After Napoleon, Europe took a deep breath and then the military build up started
all over again into a first world war. Then to punish each other for the mistakes
of that war, a second world war was a German necessity.
Europe was sort of ready for Nazism. People thought that Mr. Hitler must be
quite a guy for he made the trains run on time and everyone had a job after
the dismal Weimar Republic. And Mussolini made his trains run on time and
so did Franco in Spain. And they didn’t bother much about civilians.
The best military tailors in Europe gave their government halls a grandeur
not seen since Kaiser Wilhelm or Franz Joseph’s days in Vienna. Then
they put uniforms on the young ones and made them parade. And the young ones
loved it.
This was Sweden 1937 with two Nazi parties one under a veterinarian from Karlstad,
Birger Furugård, and another under a Mr. Nothing Sven Olof Lindholm.

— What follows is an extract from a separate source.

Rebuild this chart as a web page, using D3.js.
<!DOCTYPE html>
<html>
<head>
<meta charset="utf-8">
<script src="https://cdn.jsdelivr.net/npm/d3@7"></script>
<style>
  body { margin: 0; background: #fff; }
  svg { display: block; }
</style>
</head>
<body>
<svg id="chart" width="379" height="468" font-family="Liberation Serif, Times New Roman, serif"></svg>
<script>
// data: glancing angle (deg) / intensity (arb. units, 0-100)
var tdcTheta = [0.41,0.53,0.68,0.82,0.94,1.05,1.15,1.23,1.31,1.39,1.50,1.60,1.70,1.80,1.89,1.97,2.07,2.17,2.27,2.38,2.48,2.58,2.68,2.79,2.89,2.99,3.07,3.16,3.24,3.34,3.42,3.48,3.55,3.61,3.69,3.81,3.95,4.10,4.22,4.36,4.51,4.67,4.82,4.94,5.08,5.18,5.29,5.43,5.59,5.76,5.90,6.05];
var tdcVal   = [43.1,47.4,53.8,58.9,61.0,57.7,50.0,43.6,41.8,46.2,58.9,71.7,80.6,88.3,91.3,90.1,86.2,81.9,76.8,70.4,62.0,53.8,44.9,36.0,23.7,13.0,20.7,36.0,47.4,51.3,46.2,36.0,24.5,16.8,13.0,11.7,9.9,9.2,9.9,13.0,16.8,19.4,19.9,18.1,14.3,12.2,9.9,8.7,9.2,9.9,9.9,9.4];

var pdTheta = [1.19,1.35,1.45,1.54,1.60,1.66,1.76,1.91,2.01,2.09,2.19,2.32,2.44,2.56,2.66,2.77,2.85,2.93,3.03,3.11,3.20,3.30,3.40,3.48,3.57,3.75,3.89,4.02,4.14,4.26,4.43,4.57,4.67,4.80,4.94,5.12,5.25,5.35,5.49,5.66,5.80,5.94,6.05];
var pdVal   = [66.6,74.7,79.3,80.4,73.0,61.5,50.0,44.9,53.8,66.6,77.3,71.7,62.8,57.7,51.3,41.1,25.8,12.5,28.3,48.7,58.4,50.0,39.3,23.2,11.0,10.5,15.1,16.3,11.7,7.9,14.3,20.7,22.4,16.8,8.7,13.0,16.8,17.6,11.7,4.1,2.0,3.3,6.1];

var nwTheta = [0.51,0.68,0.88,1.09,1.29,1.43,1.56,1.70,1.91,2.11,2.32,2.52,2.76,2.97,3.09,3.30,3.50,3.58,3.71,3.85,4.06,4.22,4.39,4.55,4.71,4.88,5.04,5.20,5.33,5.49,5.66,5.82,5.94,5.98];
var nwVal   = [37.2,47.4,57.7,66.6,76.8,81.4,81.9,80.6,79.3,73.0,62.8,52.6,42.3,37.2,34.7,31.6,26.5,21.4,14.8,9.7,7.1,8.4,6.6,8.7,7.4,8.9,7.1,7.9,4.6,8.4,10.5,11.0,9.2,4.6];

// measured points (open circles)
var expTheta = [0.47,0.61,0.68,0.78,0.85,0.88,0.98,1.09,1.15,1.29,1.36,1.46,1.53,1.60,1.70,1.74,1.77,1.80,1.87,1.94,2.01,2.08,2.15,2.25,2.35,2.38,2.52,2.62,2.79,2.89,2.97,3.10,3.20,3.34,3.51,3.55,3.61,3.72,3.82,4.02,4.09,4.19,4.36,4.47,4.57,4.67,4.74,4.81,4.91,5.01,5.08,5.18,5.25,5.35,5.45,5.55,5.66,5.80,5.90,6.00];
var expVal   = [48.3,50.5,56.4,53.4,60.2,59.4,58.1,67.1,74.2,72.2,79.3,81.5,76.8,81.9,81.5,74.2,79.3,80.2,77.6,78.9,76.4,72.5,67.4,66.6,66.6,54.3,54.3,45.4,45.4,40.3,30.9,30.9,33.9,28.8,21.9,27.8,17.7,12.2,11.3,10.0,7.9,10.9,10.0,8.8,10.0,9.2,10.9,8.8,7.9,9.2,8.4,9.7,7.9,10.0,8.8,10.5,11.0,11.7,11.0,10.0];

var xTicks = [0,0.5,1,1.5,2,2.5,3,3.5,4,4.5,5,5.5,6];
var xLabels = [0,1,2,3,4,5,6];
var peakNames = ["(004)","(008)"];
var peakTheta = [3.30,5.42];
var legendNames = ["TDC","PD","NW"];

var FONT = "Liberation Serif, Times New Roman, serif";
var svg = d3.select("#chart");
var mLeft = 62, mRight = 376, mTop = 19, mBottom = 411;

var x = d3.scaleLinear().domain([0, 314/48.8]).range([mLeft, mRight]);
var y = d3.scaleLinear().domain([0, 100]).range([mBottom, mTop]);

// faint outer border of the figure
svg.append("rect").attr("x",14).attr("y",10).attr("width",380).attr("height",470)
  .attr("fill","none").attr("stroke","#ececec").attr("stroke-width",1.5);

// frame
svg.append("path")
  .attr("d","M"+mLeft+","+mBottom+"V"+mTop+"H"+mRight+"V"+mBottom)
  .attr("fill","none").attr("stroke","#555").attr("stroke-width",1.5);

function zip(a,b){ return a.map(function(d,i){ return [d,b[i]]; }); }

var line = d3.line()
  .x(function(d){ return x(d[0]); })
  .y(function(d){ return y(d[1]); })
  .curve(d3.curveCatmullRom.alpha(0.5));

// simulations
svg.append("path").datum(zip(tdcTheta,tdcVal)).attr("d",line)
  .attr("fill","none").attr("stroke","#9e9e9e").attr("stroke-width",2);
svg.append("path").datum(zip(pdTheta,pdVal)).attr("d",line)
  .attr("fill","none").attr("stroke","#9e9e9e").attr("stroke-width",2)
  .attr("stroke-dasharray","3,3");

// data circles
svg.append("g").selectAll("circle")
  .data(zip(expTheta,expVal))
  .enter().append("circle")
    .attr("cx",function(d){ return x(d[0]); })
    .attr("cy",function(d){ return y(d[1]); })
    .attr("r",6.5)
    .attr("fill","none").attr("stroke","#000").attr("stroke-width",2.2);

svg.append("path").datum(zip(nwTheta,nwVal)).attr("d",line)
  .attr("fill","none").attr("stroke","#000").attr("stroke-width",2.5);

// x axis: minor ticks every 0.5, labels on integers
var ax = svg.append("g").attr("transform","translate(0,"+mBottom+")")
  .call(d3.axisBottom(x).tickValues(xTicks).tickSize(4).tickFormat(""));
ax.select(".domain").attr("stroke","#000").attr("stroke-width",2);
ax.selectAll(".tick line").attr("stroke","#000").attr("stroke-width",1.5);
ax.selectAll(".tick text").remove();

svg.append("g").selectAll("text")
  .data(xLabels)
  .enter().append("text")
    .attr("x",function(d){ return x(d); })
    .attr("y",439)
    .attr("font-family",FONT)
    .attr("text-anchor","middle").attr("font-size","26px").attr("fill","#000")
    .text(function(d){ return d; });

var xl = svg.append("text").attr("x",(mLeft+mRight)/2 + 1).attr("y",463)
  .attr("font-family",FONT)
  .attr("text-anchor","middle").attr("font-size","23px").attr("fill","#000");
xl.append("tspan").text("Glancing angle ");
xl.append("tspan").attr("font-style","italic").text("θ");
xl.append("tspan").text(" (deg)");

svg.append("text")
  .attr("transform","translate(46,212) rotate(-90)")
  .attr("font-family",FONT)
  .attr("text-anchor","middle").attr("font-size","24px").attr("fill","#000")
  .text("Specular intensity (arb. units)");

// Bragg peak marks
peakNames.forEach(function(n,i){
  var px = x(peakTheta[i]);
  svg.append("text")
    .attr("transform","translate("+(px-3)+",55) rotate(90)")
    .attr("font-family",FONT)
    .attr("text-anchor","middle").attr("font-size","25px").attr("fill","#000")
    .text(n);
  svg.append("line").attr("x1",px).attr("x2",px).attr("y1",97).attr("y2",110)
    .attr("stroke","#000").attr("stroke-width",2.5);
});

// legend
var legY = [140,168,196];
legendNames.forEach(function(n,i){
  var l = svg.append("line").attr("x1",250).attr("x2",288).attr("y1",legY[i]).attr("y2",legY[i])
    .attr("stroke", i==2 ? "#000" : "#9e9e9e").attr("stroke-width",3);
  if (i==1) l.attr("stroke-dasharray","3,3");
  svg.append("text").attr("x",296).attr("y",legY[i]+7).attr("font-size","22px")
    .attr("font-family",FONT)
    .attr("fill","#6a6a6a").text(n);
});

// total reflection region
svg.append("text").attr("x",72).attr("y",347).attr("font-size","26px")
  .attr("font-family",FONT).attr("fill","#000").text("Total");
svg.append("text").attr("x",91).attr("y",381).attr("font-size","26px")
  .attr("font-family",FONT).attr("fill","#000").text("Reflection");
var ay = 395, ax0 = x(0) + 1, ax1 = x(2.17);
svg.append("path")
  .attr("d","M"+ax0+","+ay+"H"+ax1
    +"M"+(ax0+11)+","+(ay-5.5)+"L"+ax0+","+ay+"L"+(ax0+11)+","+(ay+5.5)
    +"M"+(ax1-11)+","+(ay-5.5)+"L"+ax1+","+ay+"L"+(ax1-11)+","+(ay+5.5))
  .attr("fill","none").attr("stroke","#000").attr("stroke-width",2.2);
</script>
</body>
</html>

Their ranks were filled with military officers. Ninety percent of the Swedish
officers corps admired Adolph Hitler.
Squarely on Hitler’s side was of course the swelling Norwegian Nazi
party under who else but Quisling. The Danish army was nazified too. The Nazis
were strong even in England under Mosley.
All the royal families in Europe stemmed from German aristocracy and the name
of their German castles and burgs are still reflected in names like Mountbatten
for Battenberg. Edward of England was a great friend of Herman Goering and
the British thanked God when He found Mrs. Simpson giving them a chance to
send him into obscurity in the Bahamas spending most of his leisure time with
Axel and Marguerite Wennergren, founder of Electrolux, who stayed there since
their yacht was not allowed to anchor in the U.S. because of the owner’s
German ties.
Now most of that you probably already know, but maybe you have not reflected
on how Hitler would see that as an endorsement of his work to return Germany
to European dominance until he buried it in Nuremberg.
That all came to my mind when I sat there and looked at this sorrowful uniform
stripped ensemble of old and middle-aged former pompous asses.